NY Times Takes Up Satire

The New York Times has put out a job listing for its editorial page that shows it has decided to branch out into satire. Here’s some of it:

The New York Times is looking for a proactive, creative, digitally-experienced editor to shape its Opinion report and help lead the department. . .   We’re looking for an editor with a sense of humor and a spine of steel, a confident point of view and an open mind, an appetite for risk and exacting standards for excellence in writing and visual presentation. We’re looking for someone who wants to grow big ideas to make the world a better place, and to have fun doing it. . .

The Times Opinion team aims to promote the most important and provocative debate across a range of subjects – including politics, global affairs, technology, culture, and business – and is passionate about including a vast array of diverse voices and perspectives.

Because we all know the Times is a really fun place to work these days. Let’s see: a “sense of humor” is the first thing that will get you fired, since humorlessness is the chief requisite for membership in the Wokerati. Though I suppose it makes sense to hope for someone with a “spine of steel,” since Times management has no spine at all these days.

Memo to the Times: You had someone like this. His name was James Bennet. You fired him, remember?

There’s also this in the ad:

And this editor must be a sensitive and deft manager who is committed to advancing a workplace and culture that is inclusive, open and fair. . .

Achieving true diversity and inclusion is the right thing to do. It is also the smart thing for our business. So we strongly encourage women, veterans, people with disabilities, people of color and gender nonconforming candidates to apply.

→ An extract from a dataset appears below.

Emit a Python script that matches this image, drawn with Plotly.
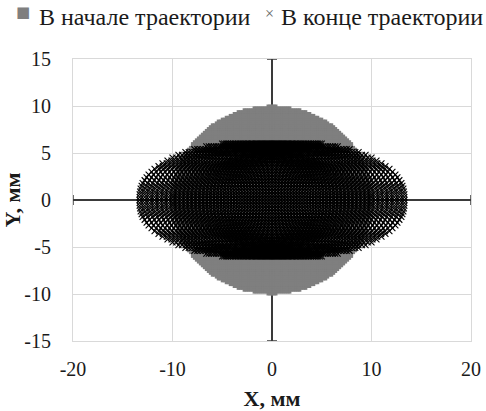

In other words, they don’t mean any of that stuff in the first paragraph of the job listing. You can now ad “fake job listing” to fake news.

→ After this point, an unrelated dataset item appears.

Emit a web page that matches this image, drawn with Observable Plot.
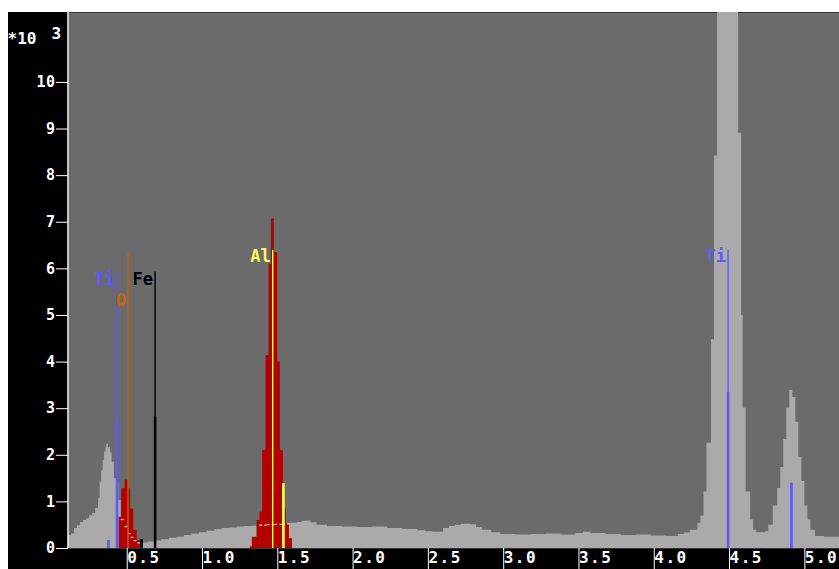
<!DOCTYPE html>
<html>
<head>
<meta charset="utf-8">
<script src="https://cdn.jsdelivr.net/npm/d3@7"></script>
<script src="https://cdn.jsdelivr.net/npm/@observablehq/plot@0.6"></script>
<style>
  html, body { margin: 0; padding: 0; background: #ffffff; }
  #chart { position: absolute; left: 8px; top: 12px; }
  #chart svg { background: #000000; display: block; }
  #chart g[aria-label="x-axis tick label"] text { letter-spacing: 1.5px; }
  #chart g[aria-label="y-axis tick label"] text { letter-spacing: 0.5px; }
</style>
</head>
<body>
<div id="chart"></div>
<script>
// Spectrum (keV, counts x 10^3), step-after breakpoints
const specE = [0.13,0.15,0.17,0.19,0.21,0.23,0.25,0.27,0.29,0.31,0.33,0.34,0.35,0.36,0.37,0.38,0.385,0.395,0.41,0.42,0.435,0.45,0.465,0.48,0.505,0.53,0.545,0.565,0.59,0.61,0.63,0.66,0.70,0.75,0.80,0.85,0.90,0.95,1.00,1.05,1.10,1.15,1.20,1.25,1.30,1.35,1.40,1.45,1.50,1.55,1.60,1.65,1.68,1.71,1.74,1.78,1.85,1.95,2.05,2.15,2.25,2.35,2.45,2.50,2.55,2.62,2.66,2.70,2.74,2.80,2.84,2.88,2.94,3.00,3.10,3.20,3.30,3.40,3.50,3.55,3.60,3.70,3.80,3.90,4.00,4.10,4.18,4.22,4.26,4.31,4.33,4.35,4.37,4.40,4.42,4.44,4.46,4.48,4.50,4.52,4.54,4.56,4.58,4.60,4.61,4.63,4.66,4.68,4.70,4.76,4.78,4.81,4.84,4.86,4.88,4.90,4.92,4.94,4.96,4.98,5.00,5.02,5.04,5.06,5.09,5.15,5.25];
const specC = [0.28,0.31,0.43,0.49,0.56,0.60,0.64,0.70,0.75,0.86,1.07,1.42,1.67,1.89,2.07,2.18,2.24,2.16,2.05,1.85,1.50,1.42,1.03,0.62,0.47,0.32,0.24,0.17,0.12,0.09,0.12,0.14,0.16,0.19,0.22,0.24,0.28,0.31,0.34,0.37,0.40,0.43,0.44,0.46,0.47,0.48,0.50,0.51,0.52,0.53,0.54,0.56,0.58,0.59,0.55,0.50,0.47,0.46,0.45,0.46,0.43,0.41,0.38,0.36,0.35,0.43,0.47,0.50,0.52,0.51,0.45,0.39,0.34,0.30,0.29,0.30,0.31,0.29,0.32,0.35,0.32,0.30,0.28,0.29,0.27,0.26,0.30,0.33,0.39,0.54,0.69,1.21,2.26,4.48,8.42,12.5,15.0,17.5,18.5,17.5,15.0,12.5,8.91,5.00,3.01,1.21,0.61,0.39,0.34,0.36,0.50,0.91,1.29,1.74,2.34,3.01,3.39,3.24,2.71,1.96,1.44,0.91,0.61,0.39,0.26,0.24,0.24];

// Fitted peaks (red)
const oPeakE = [0.466,0.483,0.506,0.528,0.543,0.563,0.586,0.608,0.621];
const oPeakC = [0.67,1.28,1.47,1.28,0.85,0.39,0.17,0.09,0];
const alPeakE = [1.338,1.351,1.382,1.402,1.420,1.442,1.462,1.477,1.497,1.519,1.537,1.557,1.577,1.597,1.617];
const alPeakC = [0.04,0.24,0.60,0.78,2.10,4.14,6.10,7.07,6.35,4.00,2.10,0.85,0.53,0.21,0];

// Element marker lines
const lineE     = [0.395, 0.452, 0.525, 0.615, 0.705, 1.486, 1.557, 4.510, 4.931];
const lineTop   = [0.17,  5.92,  6.31,  0.19,  5.93,  6.40,  1.39,  6.40,  1.40];
const lineThick = [0.17,  2.80,  0,     0.19,  2.82,  0,     1.39,  3.35,  1.40];
const lineColor = ["#5a5aff","#5a5aff","#c86400","#000000","#000000","#ffff55","#ffff55","#5a5aff","#5a5aff"];

// Element labels
const labelText  = ["Ti", "O", "Fe", "Al", "Ti"];
const labelE     = [0.452, 0.525, 0.705, 1.486, 4.510];
const labelY     = [5.92, 5.47, 5.92, 6.40, 6.40];
const labelColor = ["#5a5aff", "#c86400", "#000000", "#ffff55", "#5a5aff"];

const xTicks = [0.5, 1.0, 1.5, 2.0, 2.5, 3.0, 3.5, 4.0, 4.5, 5.0];
const yTicks = [0, 1, 2, 3, 4, 5, 6, 7, 8, 9, 10];

const spec = specE.map((e, i) => ({e, c: specC[i]}));
const oPeak = oPeakE.map((e, i) => ({e, c: oPeakC[i]}));
const alPeak = alPeakE.map((e, i) => ({e, c: alPeakC[i]}));
const lines = lineE.map((e, i) => ({e, top: lineTop[i], thick: lineThick[i], color: lineColor[i]}));
const labels = labelE.map((e, i) => ({e, y: labelY[i], text: labelText[i], color: labelColor[i]}));

// background level hidden under the red peaks, shown as light dashes
function stepVal(arrE, arrC, x) {
  let v = 0;
  for (let i = 0; i < arrE.length; i++) if (arrE[i] <= x) v = arrC[i];
  if (x >= arrE[arrE.length - 1]) v = 0;
  return v;
}
const dashes = [];
for (let i = 0; i < specE.length - 1; i++) {
  const e1 = specE[i], e2 = specE[i + 1], c = specC[i];
  for (const [pe, pc] of [[oPeakE, oPeakC], [alPeakE, alPeakC]]) {
    const lo = Math.max(e1, pe[0]), hi = Math.min(e2, pe[pe.length - 1]);
    if (hi - lo > 0.004) {
      const mid = (lo + hi) / 2;
      if (stepVal(pe, pc, mid) > c) dashes.push({x1: lo, x2: hi, y: c});
    }
  }
}

const mono = "DejaVu Sans Mono, monospace";

const plot = Plot.plot({
  width: 831,
  height: 557,
  marginLeft: 60,
  marginRight: 0,
  marginTop: 0,
  marginBottom: 21,
  style: {background: "#000000", color: "#ffffff", fontFamily: mono},
  x: {domain: [0.13, 5.25]},
  y: {domain: [0, 11.5]},
  marks: [
    Plot.frame({fill: "#6b6b6b", stroke: null}),
    Plot.areaY(spec, {x: "e", y: "c", curve: "step-after", fill: "#aaaaaa", clip: true}),
    Plot.areaY(oPeak, {x: "e", y: "c", curve: "step-after", fill: "#b40000", clip: true}),
    Plot.areaY(alPeak, {x: "e", y: "c", curve: "step-after", fill: "#b40000", clip: true}),
    Plot.ruleY(dashes, {x1: "x1", x2: "x2", y: "y", stroke: "#cfcfcf", strokeWidth: 1.2, strokeDasharray: "3,2"}),
    Plot.ruleX(lines, {x: "e", y1: 0, y2: "top", stroke: "color", strokeWidth: 1.4}),
    Plot.ruleX(lines.filter(d => d.thick > 0), {x: "e", y1: 0, y2: "thick", stroke: "color", strokeWidth: 2.6}),
    Plot.text(labels, {x: "e", y: "y", text: "text", fill: "color", textAnchor: "end", lineAnchor: "top", dx: -2,
      fontSize: 17, fontWeight: "bold", fontFamily: mono}),
    Plot.ruleX([0.13], {stroke: "#ffffff", strokeWidth: 1.5, dx: -0.5}),
    Plot.axisY({ticks: yTicks, tickSize: 12, tickPadding: 1, tickFormat: d => String(d),
      fontSize: 15, fontWeight: "bold", fontFamily: mono, stroke: "#ffffff", fill: "#ffffff", label: null}),
    Plot.axisX({ticks: xTicks, tickSize: 21, tickPadding: -18, tickFormat: d3.format(".1f"), textAnchor: "start", lineAnchor: "top", dx: 3,
      fontSize: 16, fontWeight: "bold", fontFamily: mono, stroke: "#ffffff", fill: "#ffffff", label: null}),
    Plot.text(["*10"], {frameAnchor: "top-left", text: d => d, dx: -61, dy: 31, lineAnchor: "bottom", textAnchor: "start",
      fontSize: 16, fontWeight: "bold", fontFamily: mono, fill: "#ffffff"}),
    Plot.text(["3"], {frameAnchor: "top-left", text: d => d, dx: -17, dy: 26, lineAnchor: "bottom", textAnchor: "start",
      fontSize: 16, fontWeight: "bold", fontFamily: mono, fill: "#ffffff"})
  ]
});
document.getElementById("chart").appendChild(plot);
</script>
</body>
</html>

Also: “Veterans”?  I suspect this means “veterans of a campus culture war.” It’s the only kind of battle they know. After all, to the liberal mind today, “silence is violence,” which I suppose means words—you know: nouns, verbs, adjectives, projected from a human voice box—must be the equivalent of nuclear weapons. So sure—”veterans.”

Chaser: Two questions I’d love to pose to the entire staff of the Times: 1) Do you own a gun? 2) Do you know a member of the NRA? Pretty sure I know what result we’d get.